This is going to sound obsessive (and it is, I fully admit; I'm afflicted by mild OCD, and it affects me in rather idiotic and annoying ways), but after seeing Star Trek Into Darkness the first time in theaters, I hated the film, but couldn't place my finger on why. As soon as it was released on DVD, I obtained the cheapest copy available (it completed my Star Trek film DVD collection) and watched it again. I had to know why I detested the movie as much as I did.
Then I watched it again...
And again...
By the eleventh time I subjected myself to the damn thing, my niece and nephews had begun worrying about my sanity. (I didn't, of course. I know I've never been sane, so there's nothing to worry about.) Nevertheless, by that time I'd come to the following conclusions:
- In hindsight, the fact that the film was dedicated to the victims of the September 11th attacks should've been our first clue that the movie wasn't exactly a quality film.
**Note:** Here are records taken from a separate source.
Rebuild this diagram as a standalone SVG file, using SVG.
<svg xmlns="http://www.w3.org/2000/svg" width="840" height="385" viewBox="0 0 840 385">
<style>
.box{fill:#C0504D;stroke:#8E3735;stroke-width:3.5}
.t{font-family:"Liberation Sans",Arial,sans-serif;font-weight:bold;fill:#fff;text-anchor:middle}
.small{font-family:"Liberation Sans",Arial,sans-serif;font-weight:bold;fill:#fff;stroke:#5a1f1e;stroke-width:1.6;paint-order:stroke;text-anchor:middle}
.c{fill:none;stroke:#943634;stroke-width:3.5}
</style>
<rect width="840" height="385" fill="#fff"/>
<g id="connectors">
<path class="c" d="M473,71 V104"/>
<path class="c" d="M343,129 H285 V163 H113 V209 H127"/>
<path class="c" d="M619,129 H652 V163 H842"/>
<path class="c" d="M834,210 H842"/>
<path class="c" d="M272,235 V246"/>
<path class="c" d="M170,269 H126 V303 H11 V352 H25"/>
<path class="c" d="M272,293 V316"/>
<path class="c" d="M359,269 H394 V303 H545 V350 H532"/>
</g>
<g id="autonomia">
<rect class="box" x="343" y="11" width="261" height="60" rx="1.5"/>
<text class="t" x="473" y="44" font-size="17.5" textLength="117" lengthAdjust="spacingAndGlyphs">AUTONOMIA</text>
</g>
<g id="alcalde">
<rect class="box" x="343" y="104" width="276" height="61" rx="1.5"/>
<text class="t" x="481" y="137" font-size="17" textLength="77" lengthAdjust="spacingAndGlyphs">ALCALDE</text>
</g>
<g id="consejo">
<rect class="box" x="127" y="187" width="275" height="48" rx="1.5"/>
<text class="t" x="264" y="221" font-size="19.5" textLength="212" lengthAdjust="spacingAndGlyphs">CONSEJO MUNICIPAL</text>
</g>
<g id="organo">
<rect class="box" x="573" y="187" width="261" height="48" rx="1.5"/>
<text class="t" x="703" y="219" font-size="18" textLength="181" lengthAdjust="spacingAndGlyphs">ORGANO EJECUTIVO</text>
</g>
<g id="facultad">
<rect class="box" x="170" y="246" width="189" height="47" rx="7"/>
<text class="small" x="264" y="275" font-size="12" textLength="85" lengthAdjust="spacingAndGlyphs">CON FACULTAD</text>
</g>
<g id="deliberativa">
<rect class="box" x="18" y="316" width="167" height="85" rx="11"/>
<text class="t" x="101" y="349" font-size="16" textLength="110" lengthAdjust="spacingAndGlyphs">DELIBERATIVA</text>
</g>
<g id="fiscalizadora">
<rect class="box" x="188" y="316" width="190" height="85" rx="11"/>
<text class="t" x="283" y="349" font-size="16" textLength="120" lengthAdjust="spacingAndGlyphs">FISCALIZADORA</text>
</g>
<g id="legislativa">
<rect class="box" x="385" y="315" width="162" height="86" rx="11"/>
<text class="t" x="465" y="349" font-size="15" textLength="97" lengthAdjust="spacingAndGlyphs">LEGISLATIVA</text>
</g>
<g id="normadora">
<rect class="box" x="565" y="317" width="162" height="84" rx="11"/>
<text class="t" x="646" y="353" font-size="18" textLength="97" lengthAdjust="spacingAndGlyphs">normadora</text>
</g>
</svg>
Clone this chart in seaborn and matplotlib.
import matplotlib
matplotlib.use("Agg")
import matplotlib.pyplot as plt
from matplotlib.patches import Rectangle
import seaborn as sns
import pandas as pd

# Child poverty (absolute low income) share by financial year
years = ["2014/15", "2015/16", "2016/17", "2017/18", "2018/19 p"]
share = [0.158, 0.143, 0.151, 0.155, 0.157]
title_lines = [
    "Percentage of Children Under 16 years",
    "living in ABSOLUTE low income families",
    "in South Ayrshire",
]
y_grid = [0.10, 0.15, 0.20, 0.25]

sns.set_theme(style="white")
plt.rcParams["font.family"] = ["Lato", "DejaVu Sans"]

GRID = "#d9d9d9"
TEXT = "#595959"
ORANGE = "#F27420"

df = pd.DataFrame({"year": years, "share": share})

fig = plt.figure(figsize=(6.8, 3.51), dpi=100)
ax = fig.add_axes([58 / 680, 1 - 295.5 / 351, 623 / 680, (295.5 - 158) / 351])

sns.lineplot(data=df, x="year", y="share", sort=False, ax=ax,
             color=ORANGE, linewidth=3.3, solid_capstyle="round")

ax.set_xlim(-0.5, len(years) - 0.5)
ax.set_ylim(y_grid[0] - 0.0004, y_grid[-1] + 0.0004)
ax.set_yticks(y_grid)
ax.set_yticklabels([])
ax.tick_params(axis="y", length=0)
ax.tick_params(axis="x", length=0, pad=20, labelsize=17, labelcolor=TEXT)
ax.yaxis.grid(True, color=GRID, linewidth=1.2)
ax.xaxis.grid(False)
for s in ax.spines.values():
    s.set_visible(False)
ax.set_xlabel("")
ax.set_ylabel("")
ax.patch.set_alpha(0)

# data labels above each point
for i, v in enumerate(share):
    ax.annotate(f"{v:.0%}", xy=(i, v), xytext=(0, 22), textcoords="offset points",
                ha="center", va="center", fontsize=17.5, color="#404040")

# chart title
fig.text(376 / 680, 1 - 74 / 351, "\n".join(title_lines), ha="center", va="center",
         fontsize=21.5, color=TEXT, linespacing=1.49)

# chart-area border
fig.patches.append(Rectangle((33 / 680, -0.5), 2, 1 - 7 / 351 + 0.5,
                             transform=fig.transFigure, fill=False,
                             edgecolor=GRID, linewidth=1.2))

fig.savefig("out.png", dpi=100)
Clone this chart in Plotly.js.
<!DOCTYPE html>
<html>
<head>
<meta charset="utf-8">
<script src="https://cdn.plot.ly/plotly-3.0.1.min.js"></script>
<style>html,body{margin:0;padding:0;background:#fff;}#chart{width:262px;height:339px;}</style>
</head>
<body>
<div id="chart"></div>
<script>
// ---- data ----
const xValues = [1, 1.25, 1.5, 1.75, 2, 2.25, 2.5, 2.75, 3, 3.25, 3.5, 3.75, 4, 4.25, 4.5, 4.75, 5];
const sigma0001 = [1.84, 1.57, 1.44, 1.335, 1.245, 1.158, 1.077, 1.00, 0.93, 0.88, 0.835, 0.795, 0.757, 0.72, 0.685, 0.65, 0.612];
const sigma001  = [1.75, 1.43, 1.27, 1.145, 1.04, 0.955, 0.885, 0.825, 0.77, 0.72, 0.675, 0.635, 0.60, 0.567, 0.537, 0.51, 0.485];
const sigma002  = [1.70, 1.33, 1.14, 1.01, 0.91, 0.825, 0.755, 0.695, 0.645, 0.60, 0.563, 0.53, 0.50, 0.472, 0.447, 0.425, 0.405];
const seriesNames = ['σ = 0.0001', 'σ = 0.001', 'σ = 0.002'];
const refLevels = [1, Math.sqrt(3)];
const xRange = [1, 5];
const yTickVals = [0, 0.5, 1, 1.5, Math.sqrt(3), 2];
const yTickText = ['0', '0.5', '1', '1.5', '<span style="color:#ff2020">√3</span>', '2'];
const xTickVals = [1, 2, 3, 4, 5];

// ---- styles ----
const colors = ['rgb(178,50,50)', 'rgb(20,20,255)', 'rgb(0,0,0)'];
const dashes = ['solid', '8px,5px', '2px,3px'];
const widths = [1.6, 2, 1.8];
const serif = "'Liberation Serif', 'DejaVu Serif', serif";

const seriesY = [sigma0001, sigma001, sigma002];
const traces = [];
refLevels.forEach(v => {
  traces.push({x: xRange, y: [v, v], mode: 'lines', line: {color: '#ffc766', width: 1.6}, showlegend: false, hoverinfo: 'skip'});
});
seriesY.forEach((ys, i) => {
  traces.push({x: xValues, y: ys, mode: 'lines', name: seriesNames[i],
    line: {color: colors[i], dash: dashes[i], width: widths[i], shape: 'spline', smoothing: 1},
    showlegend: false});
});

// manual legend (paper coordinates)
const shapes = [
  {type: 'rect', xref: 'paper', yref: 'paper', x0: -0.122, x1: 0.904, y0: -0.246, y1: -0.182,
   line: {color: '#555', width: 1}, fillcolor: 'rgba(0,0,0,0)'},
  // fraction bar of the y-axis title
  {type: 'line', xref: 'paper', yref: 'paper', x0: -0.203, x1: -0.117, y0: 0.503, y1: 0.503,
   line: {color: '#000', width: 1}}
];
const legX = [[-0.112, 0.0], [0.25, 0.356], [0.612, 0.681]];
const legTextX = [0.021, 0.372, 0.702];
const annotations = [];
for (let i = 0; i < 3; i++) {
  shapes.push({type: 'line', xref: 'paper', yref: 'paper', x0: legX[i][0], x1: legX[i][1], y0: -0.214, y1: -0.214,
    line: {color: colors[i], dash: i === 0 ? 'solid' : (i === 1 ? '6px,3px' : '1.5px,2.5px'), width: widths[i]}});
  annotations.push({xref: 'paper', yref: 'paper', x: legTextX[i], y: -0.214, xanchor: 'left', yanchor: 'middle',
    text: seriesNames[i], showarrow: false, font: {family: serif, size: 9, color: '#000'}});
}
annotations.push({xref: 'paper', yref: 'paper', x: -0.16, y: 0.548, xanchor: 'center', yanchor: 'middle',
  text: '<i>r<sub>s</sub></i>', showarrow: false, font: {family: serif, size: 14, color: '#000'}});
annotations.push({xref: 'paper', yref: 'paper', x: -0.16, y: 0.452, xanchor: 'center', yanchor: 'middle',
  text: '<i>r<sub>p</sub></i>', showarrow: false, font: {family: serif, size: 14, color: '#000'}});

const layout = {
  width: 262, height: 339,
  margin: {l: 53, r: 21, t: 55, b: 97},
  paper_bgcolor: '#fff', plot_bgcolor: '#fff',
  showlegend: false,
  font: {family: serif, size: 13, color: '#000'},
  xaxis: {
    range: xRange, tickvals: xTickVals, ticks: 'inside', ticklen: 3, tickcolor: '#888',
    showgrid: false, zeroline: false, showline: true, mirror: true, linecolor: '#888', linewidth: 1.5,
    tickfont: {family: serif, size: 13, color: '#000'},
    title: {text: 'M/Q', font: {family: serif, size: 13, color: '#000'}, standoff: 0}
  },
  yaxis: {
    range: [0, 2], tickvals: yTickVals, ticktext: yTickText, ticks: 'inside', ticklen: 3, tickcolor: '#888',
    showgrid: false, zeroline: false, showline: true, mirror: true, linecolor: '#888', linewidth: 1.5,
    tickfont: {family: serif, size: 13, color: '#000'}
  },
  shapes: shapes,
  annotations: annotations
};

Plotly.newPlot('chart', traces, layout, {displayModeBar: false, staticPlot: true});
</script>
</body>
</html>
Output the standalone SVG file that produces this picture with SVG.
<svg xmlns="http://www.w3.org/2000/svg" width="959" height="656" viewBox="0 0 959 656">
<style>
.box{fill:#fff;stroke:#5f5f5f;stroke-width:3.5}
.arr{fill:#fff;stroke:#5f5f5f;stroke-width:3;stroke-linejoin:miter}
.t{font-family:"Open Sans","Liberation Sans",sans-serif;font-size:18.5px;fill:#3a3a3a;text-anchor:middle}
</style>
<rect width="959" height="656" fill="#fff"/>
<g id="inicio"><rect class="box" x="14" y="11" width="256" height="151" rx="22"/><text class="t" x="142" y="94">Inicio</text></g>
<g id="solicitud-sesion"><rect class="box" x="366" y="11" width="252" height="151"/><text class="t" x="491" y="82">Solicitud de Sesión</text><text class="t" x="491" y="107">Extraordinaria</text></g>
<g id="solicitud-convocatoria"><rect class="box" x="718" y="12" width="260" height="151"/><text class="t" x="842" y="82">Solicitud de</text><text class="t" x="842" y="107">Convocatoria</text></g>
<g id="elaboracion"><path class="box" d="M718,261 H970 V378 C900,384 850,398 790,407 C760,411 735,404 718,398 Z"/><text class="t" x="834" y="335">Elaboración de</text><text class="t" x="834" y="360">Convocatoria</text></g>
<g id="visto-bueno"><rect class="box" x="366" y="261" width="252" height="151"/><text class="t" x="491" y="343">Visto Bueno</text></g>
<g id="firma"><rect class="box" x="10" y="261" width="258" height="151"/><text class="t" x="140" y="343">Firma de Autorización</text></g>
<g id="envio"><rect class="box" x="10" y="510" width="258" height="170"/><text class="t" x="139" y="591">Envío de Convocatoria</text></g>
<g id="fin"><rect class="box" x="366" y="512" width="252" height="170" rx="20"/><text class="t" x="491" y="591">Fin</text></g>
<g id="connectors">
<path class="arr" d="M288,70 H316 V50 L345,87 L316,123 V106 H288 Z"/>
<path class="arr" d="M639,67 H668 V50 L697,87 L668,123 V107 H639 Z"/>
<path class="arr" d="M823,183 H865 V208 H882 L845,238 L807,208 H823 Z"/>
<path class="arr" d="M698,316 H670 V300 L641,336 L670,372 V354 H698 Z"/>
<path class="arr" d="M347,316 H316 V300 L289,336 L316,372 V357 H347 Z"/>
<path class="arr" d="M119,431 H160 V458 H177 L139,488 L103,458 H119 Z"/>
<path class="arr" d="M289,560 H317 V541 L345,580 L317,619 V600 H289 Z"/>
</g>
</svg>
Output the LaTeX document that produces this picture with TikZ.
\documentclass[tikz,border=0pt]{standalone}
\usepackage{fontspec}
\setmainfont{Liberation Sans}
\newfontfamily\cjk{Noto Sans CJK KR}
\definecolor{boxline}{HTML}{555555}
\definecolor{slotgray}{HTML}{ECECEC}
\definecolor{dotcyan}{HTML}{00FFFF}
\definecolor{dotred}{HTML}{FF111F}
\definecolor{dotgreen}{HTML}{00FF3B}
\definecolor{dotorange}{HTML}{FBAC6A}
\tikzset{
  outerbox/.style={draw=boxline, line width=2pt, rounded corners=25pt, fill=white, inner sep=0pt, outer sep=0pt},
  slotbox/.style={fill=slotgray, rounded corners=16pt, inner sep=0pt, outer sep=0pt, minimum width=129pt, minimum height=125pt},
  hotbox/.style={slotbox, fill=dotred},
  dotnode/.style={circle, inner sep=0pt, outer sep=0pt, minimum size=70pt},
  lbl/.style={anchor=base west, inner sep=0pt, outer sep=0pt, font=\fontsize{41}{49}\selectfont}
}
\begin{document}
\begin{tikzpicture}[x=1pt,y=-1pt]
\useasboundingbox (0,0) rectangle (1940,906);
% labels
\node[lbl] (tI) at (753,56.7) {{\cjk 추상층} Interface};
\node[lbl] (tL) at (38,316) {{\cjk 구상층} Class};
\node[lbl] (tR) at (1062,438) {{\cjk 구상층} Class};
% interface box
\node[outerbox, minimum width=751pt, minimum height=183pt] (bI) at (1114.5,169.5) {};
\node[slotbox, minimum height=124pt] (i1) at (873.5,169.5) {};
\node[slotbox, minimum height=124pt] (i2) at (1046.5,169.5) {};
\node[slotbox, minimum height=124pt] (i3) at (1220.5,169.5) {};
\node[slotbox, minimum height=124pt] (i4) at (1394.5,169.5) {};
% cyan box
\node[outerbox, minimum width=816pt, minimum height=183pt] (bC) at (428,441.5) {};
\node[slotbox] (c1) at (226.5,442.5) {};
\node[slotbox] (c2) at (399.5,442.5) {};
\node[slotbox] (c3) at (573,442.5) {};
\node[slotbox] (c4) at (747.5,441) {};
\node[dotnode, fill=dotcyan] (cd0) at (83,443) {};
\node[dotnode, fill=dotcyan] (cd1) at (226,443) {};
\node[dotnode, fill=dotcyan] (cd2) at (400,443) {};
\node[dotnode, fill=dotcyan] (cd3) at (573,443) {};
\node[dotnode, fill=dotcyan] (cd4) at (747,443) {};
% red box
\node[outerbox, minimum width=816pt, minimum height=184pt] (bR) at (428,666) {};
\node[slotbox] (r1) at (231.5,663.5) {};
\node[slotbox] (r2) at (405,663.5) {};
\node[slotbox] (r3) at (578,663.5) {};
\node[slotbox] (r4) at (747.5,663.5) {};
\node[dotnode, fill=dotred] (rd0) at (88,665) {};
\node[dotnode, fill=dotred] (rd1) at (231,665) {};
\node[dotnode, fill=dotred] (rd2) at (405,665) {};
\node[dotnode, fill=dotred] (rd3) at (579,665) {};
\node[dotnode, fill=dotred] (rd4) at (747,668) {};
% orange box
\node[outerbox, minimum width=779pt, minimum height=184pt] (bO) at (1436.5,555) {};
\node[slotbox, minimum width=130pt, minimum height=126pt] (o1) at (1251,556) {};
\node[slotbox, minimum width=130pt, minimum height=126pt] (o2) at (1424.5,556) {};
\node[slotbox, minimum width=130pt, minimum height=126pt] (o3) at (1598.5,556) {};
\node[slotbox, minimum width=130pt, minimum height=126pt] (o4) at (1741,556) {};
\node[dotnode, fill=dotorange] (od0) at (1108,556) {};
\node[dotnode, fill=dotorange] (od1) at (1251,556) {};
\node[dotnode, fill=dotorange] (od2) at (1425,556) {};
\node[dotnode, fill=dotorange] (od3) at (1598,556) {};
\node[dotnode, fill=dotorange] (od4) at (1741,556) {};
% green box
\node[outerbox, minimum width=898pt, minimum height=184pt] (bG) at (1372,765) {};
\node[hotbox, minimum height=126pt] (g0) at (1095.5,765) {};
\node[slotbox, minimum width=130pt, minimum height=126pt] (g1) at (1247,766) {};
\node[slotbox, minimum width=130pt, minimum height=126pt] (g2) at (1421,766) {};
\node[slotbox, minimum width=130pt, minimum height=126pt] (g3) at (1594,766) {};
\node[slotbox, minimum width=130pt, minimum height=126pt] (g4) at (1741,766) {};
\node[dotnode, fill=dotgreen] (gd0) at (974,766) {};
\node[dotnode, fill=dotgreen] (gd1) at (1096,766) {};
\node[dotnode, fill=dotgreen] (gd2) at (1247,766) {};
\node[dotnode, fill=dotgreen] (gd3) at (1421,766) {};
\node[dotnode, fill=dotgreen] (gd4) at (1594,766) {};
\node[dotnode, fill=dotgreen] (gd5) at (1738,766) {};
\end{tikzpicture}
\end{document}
When a film written by a 9/11 Truther is dedicated to an event that was already a decade old at the time the film was released, buckle your seat belts and pray it's all over soon.
- That opening bit with Nibiru was truly wretched. The Nibiru reference itself had me grinding my teeth, but the use of "cold fusion" had me biting down in frustration so hard I was worried I'd shatter my teeth if I didn't unclench my jaw. I don't know if the writers thought they were being cute, or if they were aiming for that '60s TOS kitch, overshot, and hit "fucking stupid" instead, but damn. That scene alone had me ready to leave the theater (and I've willingly watched Battlefield: Earth for the lulz). I had no idea it was foreshadowing how terrible the rest of the film was.
- Loved the scene where Pike gives Kirk his due comeuppance for trying to hide what he'd done instead of owning up to it. (I should've realized the writers were trying to lull us into a false sense of security.) In all honesty, the rest of the film from this point to Khan's big reveal doesn't bother me all that much; some portions of it actually had me somewhat invested.
- ...Then we had the stupid scene where McCoy is trying to open the torpedoes with Marcus. When an otherwise straightforward scene like this is drawn out in such an artificial manner, it smacks of "padding the runtime". (I get that you have to be careful when disarming/opening up a torpedo of any kind, but does the torpedo really need to grab Bones' arm to make the scene tense? That's just overkill. The fact that Bones was used for this scene at all screams, "Give Urban something to do or he's gonna threaten to renegotiate his salary again!")
- Every scene from this point onward had me wishing I'd left the theater and asked for a refund for all the reasons Chuck mentioned and then some. Ripping off Spock's death from Wrath of Khan was bad enough, but having Kirk hopping around inside the warp engine like a damn video game character bopping about an unused map from Portal 2 is practically an outright desecration, as was Spock's reversal of the "Khan" scream. It wasn't cute. It wasn't clever. It wasn't well-thought out, or even thought-out at all. It was just plain stupid.
- Spock chasing Khan bored me tremendously, and still does to this day. Maybe I'm jaded because I grew up in the era of modern CGI (Jurassic Park and Terminator 2 were released in my younger days, and I'm a trained graphics nerd, so I'm well-versed in spotting even the most realistic-looking CGI by now), but damn, do I miss the days when chase scenes like this looked and felt more realistic and tense. If you'd traded Spock and Khan with Stallone and Assante from Judge Dredd, the scene would've fit right in with that movie's overblown, mindless nonsense.
- That's all surface stuff, of course. The film's total mishandling of its own themes, let alone the ruination of not only classic characters (the only characters that acted like professionals throughout the entire film were Scotty, Sulu, and Chekov; everyone else acted worse than merely "immature", and we're supposed to buy that these idiots are the astronauts of the future?), but of institutions as well (Section 31 is so out-in-the-open with their actions in the Bad Robot material that they may as well just retcon the whole "rogue agency" aspect away completely and admit they've made Starfleet into the Galactic Empire), made the entire experience feel like a headache-inducing trip through a 9/11 Truther's terrible Star Trek fanfic.
Star Trek Into Darkness is not such a film.
If it has a "0" rating, it has certainly earned it.